-- START Dataset content --
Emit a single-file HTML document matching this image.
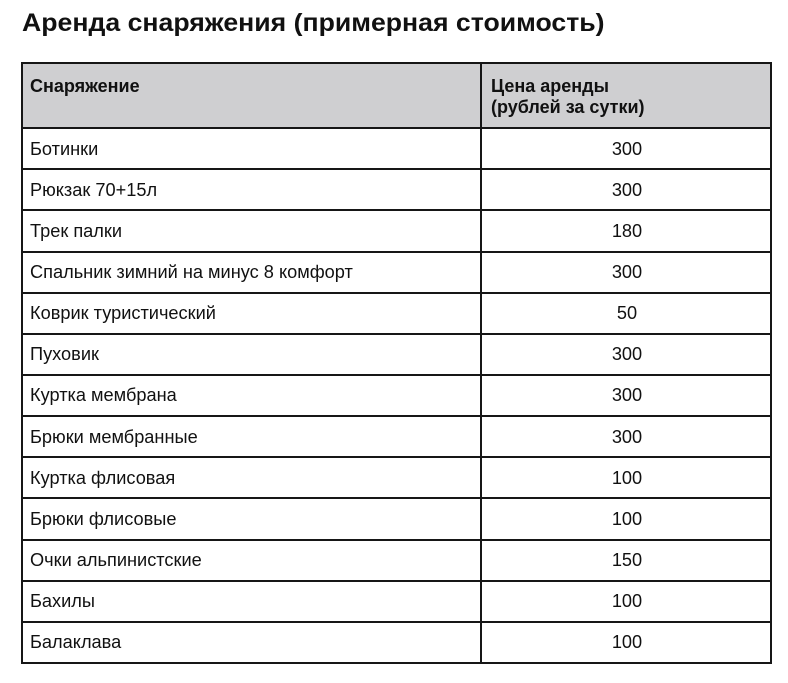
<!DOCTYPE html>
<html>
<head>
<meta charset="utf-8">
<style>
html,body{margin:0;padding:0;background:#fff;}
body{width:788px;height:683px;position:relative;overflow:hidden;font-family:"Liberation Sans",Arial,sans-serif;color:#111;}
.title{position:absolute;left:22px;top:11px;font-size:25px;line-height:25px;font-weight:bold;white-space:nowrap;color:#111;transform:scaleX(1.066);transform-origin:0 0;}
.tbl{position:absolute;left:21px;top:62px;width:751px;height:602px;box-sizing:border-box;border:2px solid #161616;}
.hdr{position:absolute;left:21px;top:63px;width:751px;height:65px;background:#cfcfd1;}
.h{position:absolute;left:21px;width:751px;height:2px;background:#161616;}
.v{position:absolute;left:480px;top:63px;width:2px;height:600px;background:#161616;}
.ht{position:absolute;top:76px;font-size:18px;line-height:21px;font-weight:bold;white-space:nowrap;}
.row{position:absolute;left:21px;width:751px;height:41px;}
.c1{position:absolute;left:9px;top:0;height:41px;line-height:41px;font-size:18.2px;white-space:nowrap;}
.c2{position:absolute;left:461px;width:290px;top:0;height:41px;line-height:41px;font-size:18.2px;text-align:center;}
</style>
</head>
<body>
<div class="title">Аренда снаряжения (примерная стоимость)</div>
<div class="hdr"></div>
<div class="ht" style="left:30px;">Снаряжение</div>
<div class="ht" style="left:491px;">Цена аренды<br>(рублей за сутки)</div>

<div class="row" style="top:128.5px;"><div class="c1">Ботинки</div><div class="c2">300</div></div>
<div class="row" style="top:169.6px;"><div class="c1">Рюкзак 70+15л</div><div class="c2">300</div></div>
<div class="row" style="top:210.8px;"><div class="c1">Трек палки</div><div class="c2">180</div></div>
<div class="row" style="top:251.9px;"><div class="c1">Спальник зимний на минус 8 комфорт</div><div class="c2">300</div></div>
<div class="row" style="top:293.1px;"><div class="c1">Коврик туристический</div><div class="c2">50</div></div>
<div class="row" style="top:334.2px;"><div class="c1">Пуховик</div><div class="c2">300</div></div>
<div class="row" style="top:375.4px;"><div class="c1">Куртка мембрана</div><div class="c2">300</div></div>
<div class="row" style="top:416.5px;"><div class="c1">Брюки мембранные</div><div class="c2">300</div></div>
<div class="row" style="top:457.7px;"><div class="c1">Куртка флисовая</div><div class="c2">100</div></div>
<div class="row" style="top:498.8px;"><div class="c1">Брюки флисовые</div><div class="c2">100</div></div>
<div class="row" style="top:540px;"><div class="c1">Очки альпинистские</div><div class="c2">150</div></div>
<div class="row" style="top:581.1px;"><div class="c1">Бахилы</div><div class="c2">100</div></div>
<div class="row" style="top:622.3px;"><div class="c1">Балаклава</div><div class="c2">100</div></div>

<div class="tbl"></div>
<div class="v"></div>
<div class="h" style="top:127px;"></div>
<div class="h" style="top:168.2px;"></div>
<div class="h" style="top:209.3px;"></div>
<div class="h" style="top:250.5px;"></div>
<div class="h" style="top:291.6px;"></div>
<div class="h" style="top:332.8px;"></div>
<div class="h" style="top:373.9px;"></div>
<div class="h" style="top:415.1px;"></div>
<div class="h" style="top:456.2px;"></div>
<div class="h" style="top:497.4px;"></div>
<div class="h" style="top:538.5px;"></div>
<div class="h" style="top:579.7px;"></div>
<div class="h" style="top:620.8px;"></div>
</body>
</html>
-- END Dataset content --
# [Exercise]
Quote each line of the listing exactly, but leave the pictures out.

# [Written response]
Emit a single-file HTML document matching this image.
<!DOCTYPE html>
<html>
<head>
<meta charset="utf-8">
<style>
html,body{margin:0;padding:0;background:#fff;}
body{width:788px;height:683px;position:relative;overflow:hidden;font-family:"Liberation Sans",Arial,sans-serif;color:#111;}
.title{position:absolute;left:22px;top:11px;font-size:25px;line-height:25px;font-weight:bold;white-space:nowrap;color:#111;transform:scaleX(1.066);transform-origin:0 0;}
.tbl{position:absolute;left:21px;top:62px;width:751px;height:602px;box-sizing:border-box;border:2px solid #161616;}
.hdr{position:absolute;left:21px;top:63px;width:751px;height:65px;background:#cfcfd1;}
.h{position:absolute;left:21px;width:751px;height:2px;background:#161616;}
.v{position:absolute;left:480px;top:63px;width:2px;height:600px;background:#161616;}
.ht{position:absolute;top:76px;font-size:18px;line-height:21px;font-weight:bold;white-space:nowrap;}
.row{position:absolute;left:21px;width:751px;height:41px;}
.c1{position:absolute;left:9px;top:0;height:41px;line-height:41px;font-size:18.2px;white-space:nowrap;}
.c2{position:absolute;left:461px;width:290px;top:0;height:41px;line-height:41px;font-size:18.2px;text-align:center;}
</style>
</head>
<body>
<div class="title">Аренда снаряжения (примерная стоимость)</div>
<div class="hdr"></div>
<div class="ht" style="left:30px;">Снаряжение</div>
<div class="ht" style="left:491px;">Цена аренды<br>(рублей за сутки)</div>

<div class="row" style="top:128.5px;"><div class="c1">Ботинки</div><div class="c2">300</div></div>
<div class="row" style="top:169.6px;"><div class="c1">Рюкзак 70+15л</div><div class="c2">300</div></div>
<div class="row" style="top:210.8px;"><div class="c1">Трек палки</div><div class="c2">180</div></div>
<div class="row" style="top:251.9px;"><div class="c1">Спальник зимний на минус 8 комфорт</div><div class="c2">300</div></div>
<div class="row" style="top:293.1px;"><div class="c1">Коврик туристический</div><div class="c2">50</div></div>
<div class="row" style="top:334.2px;"><div class="c1">Пуховик</div><div class="c2">300</div></div>
<div class="row" style="top:375.4px;"><div class="c1">Куртка мембрана</div><div class="c2">300</div></div>
<div class="row" style="top:416.5px;"><div class="c1">Брюки мембранные</div><div class="c2">300</div></div>
<div class="row" style="top:457.7px;"><div class="c1">Куртка флисовая</div><div class="c2">100</div></div>
<div class="row" style="top:498.8px;"><div class="c1">Брюки флисовые</div><div class="c2">100</div></div>
<div class="row" style="top:540px;"><div class="c1">Очки альпинистские</div><div class="c2">150</div></div>
<div class="row" style="top:581.1px;"><div class="c1">Бахилы</div><div class="c2">100</div></div>
<div class="row" style="top:622.3px;"><div class="c1">Балаклава</div><div class="c2">100</div></div>

<div class="tbl"></div>
<div class="v"></div>
<div class="h" style="top:127px;"></div>
<div class="h" style="top:168.2px;"></div>
<div class="h" style="top:209.3px;"></div>
<div class="h" style="top:250.5px;"></div>
<div class="h" style="top:291.6px;"></div>
<div class="h" style="top:332.8px;"></div>
<div class="h" style="top:373.9px;"></div>
<div class="h" style="top:415.1px;"></div>
<div class="h" style="top:456.2px;"></div>
<div class="h" style="top:497.4px;"></div>
<div class="h" style="top:538.5px;"></div>
<div class="h" style="top:579.7px;"></div>
<div class="h" style="top:620.8px;"></div>
</body>
</html>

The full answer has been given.